A young man called today. He's a young, good, ambitious preacher. He had one question, "When you were young, did you ever want to quit?" This...is why I blog. I visited with him about this matter and now I share with others of you asking similar questions.
I can't remember wanting to quit. I may have. I can remember wishing some would commit membericide. Oooooh! I've hit some really hard-core meanness. There were times I thought I was finished; but I didn't want to quit. I just didn't know how to get around obstacles called people. I can remember wishing some members or owners of brotherhood publications would just go away. I do recall great disruption in the process of getting to today.
What I learned was I needed this to happen to me; I needed suffering to grow.

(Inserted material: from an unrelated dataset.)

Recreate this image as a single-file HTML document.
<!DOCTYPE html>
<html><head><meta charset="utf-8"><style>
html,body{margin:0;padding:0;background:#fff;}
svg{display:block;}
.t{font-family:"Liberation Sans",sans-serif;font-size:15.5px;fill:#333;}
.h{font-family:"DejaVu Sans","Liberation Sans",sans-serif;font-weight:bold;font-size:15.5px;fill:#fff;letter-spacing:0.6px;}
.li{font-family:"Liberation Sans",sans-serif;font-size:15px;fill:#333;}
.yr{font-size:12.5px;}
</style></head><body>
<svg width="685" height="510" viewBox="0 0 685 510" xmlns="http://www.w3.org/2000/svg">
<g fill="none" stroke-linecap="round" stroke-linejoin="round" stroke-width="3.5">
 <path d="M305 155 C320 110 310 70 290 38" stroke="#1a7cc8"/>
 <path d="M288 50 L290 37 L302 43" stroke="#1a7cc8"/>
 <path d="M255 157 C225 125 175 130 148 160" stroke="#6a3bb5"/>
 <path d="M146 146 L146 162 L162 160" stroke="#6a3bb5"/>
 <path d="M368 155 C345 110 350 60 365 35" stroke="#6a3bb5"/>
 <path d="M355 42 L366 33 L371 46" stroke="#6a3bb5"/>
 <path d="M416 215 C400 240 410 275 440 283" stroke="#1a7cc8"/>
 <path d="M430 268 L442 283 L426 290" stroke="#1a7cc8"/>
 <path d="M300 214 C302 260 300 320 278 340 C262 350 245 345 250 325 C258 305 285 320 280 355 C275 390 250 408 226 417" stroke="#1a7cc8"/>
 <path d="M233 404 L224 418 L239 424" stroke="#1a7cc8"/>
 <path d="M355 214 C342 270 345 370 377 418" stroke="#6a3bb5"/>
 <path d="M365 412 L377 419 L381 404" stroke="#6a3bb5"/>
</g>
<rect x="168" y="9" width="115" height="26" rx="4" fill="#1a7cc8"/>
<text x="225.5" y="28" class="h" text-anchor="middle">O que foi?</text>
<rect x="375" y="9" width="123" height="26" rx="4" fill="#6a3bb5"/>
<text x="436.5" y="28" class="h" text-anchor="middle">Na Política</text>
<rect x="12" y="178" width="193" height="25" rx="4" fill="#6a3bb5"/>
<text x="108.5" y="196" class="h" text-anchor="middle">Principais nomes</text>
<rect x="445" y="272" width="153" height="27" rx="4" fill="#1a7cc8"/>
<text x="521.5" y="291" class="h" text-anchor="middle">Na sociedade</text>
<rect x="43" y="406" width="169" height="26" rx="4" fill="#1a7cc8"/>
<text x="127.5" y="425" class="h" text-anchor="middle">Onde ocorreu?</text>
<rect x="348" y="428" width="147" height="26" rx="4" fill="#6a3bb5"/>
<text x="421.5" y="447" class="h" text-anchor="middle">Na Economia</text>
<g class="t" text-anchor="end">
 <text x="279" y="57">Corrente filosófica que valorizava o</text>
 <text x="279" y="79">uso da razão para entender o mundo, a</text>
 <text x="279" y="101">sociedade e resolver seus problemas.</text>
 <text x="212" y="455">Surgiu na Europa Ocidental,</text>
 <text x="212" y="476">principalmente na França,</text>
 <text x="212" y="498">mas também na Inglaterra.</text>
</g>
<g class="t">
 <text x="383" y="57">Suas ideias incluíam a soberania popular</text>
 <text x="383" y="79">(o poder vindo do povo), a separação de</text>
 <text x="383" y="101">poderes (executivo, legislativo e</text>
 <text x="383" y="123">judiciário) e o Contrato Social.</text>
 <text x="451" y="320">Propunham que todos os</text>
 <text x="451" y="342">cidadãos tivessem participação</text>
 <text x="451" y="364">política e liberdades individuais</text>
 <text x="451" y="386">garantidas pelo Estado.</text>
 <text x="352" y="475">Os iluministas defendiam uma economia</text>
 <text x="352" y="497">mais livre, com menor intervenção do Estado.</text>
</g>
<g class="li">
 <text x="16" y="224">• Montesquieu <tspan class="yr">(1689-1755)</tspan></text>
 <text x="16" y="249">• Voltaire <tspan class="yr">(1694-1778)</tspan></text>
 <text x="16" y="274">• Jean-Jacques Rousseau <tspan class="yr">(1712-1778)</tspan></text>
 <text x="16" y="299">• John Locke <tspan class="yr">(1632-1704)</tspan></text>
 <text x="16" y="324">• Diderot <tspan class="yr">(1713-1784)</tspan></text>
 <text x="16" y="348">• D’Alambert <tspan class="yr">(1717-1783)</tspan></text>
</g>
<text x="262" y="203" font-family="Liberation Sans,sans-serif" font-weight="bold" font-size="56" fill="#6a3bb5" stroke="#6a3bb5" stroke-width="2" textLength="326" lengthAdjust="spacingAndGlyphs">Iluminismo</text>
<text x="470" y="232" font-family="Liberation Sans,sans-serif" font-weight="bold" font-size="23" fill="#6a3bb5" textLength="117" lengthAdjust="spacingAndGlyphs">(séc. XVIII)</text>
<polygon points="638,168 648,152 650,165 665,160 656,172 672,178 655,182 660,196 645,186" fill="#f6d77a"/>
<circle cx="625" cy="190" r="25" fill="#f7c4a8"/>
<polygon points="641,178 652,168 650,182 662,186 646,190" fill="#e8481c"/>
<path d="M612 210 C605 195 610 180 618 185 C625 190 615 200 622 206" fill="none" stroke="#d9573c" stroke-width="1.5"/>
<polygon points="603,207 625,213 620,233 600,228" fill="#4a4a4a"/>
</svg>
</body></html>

I know of no other way God trains His leaders. Ministry must have an element (a strong presence) of pain. For one, I needed to grow up. I still possess such need. Suffering is similar to applying a hot iron to a wrinkled garment lying on an ironing board. We need the wrinkles taken out of us and hot pressure is the only thing which will work. Suffering is connected to the cross and we are to take ours up everyday....right? Ministry has elements of some trying to kill us and we've got it coming.
Do we think we are to encounter struggle painlessly? Ministry does not come with Novacane. We have volunteered to be insulted, rebuked, and hurt. Peter wrote that we are not to regard this as the exception, but the rule. We are placed in a position of anticipated rugged discomfort. Jesus learned obedience through the things he suffered and as a result became the source of eternal life. We become sources of eternal life...but never without the same process as Jesus.
Pain and agony are necessary parts of being a minister. The more we suffer the more we see our people come alive. There is definite parallel in painful suffering and wonder-full life! Hold on as long as you can. Don't quit. Die trying....but don't quit. Call me when you are tempted to cash it in. Maybe we can cheer one another on. For the one who did call me.....thank you.
5 comments:
If you are like Jeremiah, in chapter 20, you can't help but speak. Quiting isn't any option. How to handle the struggles, that is the question. Some times it includes moving. Either they move you or you do. Sometimes it is a matter of sticking in there when you want to run. The sad part, which even you note here is alot of the suffering is at the hands of "brethren". The church can be great and serving God can be beyong any other calling. But it is hard sometimes not to be cynical and see a pharisee behind every pew.
I have never wanted to quit God...but I confess I have wanted to quit corporate church... and I am just a lowly member...
Usually my "suffering" as a preacher has been self-inflicted.
Sometimes it's been at the hands of people with an agenda.
Sometimes it came because I didn't know what I was doing and botched it all badly.
But it was always Satan's desire to use it to crush me and stop the work I'm doing. I can't forget that my wrestling isn't against people, but against demonic powers (Eph. 6:10f).
That's why spiritual growth always lies on the other side of spiritual wrestling.
Terry,
Thank you for adding to the "six minutes" of knowledge...
JC
This one struck home with me this past week when I was let go from my youth ministers position because I "didn't fit!" I'm staying in ministry and may end up as a preaching minister somewhere. But, quitting full-time ministry hasn't entered my mind.